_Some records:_

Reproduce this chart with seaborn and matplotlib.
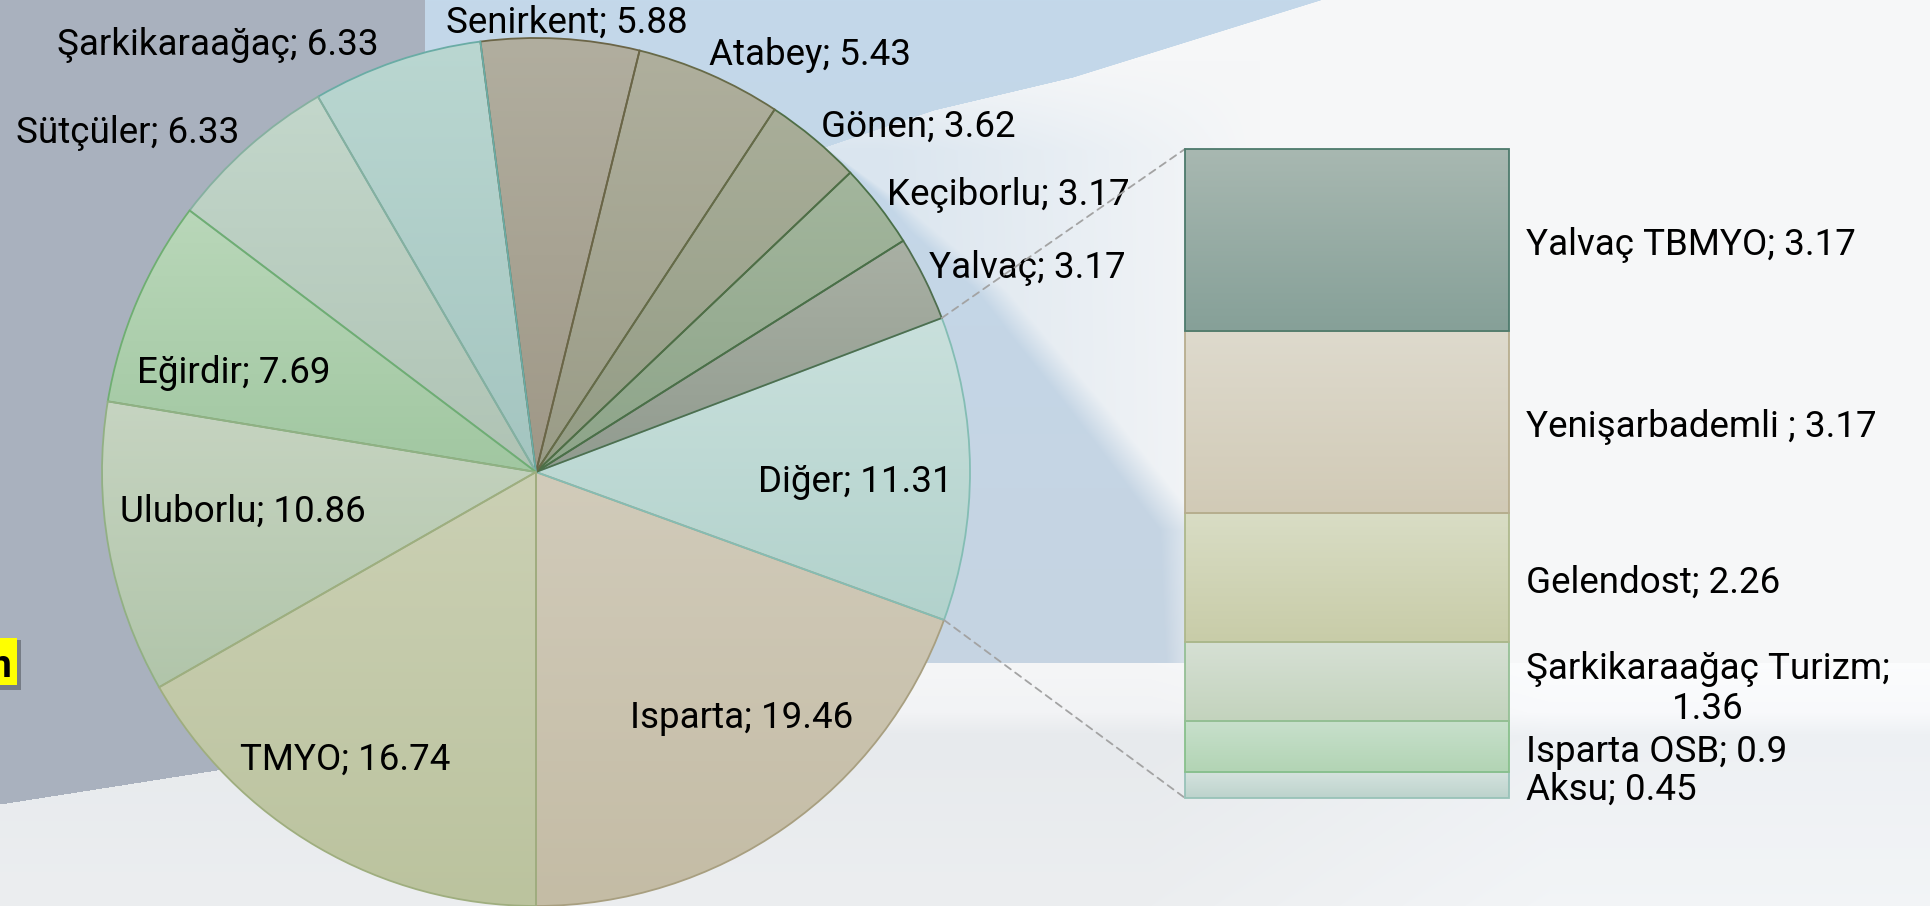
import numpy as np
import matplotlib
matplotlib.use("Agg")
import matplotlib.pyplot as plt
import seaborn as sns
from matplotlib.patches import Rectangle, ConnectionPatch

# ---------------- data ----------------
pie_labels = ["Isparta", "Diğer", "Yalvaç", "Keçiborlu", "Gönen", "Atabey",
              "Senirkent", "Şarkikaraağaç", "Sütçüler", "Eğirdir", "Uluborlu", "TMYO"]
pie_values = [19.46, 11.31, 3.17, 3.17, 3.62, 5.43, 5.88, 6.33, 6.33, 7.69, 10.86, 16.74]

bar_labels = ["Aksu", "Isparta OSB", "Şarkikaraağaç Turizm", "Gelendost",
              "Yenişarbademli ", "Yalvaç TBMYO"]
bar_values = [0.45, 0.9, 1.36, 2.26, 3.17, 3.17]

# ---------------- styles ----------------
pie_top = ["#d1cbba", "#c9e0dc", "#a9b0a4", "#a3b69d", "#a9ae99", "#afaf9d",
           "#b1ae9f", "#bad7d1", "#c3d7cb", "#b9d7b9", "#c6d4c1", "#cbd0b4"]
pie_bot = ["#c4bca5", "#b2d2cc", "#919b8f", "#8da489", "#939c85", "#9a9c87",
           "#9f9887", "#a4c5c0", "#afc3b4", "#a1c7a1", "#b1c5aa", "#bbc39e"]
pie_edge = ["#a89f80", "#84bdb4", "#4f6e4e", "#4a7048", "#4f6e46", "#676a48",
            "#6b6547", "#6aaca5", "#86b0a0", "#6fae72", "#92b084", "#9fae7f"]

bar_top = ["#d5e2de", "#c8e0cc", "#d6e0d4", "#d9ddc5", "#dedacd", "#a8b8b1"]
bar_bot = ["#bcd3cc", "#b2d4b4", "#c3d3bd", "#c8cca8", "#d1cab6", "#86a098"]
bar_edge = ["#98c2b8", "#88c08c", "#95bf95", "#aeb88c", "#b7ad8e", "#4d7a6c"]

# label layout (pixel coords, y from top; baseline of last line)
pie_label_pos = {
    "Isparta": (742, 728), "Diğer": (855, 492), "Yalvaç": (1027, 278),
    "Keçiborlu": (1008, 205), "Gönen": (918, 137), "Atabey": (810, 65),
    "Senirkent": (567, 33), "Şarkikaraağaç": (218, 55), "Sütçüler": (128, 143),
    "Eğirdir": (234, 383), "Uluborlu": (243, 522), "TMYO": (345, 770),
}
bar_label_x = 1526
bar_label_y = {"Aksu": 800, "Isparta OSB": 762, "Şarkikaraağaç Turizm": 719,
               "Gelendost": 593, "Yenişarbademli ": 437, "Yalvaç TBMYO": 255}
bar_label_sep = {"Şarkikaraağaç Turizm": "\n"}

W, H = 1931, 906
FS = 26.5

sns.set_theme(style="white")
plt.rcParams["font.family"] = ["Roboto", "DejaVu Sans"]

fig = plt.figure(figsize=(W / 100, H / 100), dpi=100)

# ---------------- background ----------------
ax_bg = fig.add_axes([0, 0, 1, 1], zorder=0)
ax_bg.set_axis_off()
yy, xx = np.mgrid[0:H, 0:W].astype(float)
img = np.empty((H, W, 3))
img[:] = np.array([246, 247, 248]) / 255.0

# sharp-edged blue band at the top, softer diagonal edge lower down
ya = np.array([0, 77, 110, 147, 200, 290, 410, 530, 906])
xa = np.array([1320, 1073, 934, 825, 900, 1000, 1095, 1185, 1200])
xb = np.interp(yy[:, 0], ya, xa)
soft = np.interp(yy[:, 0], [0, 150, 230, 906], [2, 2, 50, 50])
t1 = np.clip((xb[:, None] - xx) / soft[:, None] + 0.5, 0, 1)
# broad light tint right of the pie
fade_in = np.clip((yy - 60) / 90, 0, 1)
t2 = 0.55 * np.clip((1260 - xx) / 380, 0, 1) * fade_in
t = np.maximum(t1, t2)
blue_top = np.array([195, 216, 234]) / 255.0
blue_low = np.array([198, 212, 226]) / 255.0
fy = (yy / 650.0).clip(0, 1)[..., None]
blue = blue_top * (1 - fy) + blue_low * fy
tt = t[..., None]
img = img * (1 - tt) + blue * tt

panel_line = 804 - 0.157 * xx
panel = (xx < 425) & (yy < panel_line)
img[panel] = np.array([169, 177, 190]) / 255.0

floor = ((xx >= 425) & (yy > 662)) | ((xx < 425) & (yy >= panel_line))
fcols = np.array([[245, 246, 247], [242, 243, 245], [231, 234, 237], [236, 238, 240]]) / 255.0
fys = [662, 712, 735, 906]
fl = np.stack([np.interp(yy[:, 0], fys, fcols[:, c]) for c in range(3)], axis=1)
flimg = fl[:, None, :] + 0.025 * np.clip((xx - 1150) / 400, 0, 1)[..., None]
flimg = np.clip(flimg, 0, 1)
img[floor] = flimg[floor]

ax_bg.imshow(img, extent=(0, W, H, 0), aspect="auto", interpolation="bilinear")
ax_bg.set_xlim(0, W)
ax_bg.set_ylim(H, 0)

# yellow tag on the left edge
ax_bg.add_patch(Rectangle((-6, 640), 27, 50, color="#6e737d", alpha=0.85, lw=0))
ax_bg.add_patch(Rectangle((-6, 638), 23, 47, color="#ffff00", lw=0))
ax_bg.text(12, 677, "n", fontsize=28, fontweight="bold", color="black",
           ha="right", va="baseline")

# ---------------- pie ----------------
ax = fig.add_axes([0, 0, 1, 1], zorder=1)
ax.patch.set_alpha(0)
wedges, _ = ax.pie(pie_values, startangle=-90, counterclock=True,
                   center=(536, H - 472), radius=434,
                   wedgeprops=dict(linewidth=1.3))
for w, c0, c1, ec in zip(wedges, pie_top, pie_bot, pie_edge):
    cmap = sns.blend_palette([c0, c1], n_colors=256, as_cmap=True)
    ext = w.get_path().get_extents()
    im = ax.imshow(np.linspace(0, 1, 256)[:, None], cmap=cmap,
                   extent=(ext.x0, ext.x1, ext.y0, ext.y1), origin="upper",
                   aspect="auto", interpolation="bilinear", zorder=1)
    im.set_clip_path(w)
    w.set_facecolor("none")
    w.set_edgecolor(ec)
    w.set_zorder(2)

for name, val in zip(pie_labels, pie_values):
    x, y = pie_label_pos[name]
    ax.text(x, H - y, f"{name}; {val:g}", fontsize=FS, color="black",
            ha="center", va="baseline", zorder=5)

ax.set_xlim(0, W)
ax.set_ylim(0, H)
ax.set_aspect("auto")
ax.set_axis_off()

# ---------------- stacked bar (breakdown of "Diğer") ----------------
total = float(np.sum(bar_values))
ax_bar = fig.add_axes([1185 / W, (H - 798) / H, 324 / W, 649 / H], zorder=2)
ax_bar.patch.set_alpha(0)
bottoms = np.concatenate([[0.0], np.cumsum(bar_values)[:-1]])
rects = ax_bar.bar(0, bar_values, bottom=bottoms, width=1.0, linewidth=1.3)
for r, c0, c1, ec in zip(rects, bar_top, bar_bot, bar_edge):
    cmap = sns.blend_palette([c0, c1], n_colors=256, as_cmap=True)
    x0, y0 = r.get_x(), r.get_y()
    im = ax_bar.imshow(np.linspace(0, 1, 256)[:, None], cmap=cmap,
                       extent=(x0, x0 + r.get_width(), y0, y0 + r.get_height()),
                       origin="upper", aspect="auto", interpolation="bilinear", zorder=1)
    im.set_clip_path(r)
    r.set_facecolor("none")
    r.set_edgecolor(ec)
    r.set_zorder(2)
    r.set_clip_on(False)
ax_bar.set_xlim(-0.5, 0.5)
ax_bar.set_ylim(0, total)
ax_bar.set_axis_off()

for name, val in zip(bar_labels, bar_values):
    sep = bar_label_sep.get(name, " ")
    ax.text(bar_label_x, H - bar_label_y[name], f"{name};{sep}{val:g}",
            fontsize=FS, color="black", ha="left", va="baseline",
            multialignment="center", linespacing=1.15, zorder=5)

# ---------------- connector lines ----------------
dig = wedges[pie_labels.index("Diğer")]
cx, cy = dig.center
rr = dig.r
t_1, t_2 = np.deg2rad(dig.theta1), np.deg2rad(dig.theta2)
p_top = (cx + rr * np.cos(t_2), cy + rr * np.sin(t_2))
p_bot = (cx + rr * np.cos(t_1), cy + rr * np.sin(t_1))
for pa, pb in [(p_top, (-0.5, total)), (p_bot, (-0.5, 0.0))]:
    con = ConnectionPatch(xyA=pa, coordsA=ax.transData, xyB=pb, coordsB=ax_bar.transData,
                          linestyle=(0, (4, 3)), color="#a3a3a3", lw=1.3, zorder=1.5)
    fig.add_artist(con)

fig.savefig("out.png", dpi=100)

* * *

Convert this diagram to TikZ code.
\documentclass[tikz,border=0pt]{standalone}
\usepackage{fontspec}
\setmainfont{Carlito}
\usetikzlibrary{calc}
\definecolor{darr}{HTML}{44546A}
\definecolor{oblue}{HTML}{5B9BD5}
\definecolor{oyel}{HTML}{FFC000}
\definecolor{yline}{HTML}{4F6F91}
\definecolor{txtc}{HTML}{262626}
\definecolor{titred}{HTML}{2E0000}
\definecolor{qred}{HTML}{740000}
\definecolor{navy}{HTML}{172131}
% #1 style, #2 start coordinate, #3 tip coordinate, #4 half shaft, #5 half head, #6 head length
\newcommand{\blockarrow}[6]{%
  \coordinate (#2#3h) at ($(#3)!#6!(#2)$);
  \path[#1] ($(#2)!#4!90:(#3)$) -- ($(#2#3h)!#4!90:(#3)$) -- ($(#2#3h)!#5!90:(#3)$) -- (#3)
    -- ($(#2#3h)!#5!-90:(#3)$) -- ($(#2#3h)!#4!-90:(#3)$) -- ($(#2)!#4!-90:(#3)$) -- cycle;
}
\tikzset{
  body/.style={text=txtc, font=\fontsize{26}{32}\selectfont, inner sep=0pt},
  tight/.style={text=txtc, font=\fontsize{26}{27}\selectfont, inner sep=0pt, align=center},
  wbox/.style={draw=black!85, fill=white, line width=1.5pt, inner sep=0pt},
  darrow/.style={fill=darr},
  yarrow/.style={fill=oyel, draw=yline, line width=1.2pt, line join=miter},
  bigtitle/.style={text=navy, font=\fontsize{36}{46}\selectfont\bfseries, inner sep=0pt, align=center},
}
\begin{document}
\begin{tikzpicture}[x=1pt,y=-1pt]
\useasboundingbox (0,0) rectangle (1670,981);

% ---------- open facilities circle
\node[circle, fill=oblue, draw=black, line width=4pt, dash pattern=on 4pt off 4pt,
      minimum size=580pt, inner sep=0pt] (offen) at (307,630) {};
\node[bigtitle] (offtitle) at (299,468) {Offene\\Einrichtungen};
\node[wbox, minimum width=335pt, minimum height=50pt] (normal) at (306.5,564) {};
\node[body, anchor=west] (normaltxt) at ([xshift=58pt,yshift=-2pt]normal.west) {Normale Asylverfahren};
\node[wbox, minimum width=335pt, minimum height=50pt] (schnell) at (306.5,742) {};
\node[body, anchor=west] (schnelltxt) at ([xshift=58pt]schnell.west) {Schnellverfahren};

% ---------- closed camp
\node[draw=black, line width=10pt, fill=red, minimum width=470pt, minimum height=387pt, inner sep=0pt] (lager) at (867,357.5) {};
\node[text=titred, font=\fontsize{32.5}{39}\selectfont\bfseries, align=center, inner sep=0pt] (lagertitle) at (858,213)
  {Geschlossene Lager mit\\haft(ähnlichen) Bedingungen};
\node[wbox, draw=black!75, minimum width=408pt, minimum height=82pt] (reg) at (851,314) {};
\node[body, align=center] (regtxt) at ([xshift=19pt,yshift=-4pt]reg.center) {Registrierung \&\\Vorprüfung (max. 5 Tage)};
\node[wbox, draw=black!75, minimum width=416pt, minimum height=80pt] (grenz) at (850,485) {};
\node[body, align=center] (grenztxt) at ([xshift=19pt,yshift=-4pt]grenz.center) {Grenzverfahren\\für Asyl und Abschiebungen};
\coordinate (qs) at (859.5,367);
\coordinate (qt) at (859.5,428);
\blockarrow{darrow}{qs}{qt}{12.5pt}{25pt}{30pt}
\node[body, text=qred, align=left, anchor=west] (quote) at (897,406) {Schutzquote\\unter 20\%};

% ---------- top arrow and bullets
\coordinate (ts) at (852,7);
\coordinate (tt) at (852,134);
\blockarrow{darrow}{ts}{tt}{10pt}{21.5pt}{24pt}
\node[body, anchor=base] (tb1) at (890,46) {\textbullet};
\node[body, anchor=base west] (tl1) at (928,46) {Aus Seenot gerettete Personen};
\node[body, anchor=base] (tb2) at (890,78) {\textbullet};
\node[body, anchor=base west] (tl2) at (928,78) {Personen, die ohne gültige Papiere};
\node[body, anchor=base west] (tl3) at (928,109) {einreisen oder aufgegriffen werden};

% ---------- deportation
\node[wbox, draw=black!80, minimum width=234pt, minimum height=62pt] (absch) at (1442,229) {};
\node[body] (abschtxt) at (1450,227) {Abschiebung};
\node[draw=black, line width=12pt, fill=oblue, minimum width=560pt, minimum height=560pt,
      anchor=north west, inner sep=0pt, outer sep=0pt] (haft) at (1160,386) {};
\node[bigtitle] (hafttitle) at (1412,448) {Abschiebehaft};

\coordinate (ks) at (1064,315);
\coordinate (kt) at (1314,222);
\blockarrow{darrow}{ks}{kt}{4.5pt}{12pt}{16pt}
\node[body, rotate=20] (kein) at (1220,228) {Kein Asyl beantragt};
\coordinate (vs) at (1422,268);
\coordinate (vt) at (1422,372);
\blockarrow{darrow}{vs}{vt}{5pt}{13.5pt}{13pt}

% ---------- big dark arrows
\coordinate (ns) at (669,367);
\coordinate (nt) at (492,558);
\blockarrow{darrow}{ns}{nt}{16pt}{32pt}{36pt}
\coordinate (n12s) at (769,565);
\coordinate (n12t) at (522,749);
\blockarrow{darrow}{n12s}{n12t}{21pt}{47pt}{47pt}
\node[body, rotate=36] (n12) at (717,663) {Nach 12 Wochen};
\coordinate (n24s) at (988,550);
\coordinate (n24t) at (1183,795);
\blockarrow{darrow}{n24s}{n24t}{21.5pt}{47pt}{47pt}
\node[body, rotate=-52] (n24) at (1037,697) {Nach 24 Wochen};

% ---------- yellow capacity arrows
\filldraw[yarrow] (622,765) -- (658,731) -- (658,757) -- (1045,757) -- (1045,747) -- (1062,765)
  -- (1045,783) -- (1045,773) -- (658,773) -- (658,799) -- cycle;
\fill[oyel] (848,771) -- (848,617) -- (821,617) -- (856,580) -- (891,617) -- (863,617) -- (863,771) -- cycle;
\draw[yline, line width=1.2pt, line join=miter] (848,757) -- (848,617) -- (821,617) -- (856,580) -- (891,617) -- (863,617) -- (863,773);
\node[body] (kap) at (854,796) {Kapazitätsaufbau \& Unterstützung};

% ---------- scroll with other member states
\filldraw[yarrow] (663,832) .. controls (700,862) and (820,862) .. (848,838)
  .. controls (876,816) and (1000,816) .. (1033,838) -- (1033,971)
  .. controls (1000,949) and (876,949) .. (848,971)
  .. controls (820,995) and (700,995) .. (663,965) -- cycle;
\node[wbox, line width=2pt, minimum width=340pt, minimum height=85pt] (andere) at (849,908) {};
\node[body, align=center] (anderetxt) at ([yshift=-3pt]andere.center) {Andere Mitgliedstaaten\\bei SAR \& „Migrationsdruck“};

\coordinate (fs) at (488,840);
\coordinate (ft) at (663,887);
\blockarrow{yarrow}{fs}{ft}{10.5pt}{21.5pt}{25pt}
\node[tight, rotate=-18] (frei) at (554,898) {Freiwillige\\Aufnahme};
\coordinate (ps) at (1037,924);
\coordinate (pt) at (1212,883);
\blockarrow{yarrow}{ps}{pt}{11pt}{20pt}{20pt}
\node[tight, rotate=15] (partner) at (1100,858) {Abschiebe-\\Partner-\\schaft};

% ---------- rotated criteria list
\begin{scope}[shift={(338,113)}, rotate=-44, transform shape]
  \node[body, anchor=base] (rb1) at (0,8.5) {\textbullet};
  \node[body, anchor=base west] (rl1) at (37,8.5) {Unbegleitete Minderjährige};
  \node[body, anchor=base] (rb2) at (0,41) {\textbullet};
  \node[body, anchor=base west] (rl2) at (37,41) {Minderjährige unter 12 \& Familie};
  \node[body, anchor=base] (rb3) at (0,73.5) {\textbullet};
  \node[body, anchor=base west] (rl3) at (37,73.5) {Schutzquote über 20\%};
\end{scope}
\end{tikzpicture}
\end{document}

_Problem statement:_
Print everything from the line with "Reproduce this chart" down to the line with "from matplotlib.patches import", both included, exactly as written and without the pictures.

_Correct output:_
Reproduce this chart with seaborn and matplotlib.
import numpy as np
import matplotlib
matplotlib.use("Agg")
import matplotlib.pyplot as plt
import seaborn as sns
from matplotlib.patches import Rectangle, ConnectionPatch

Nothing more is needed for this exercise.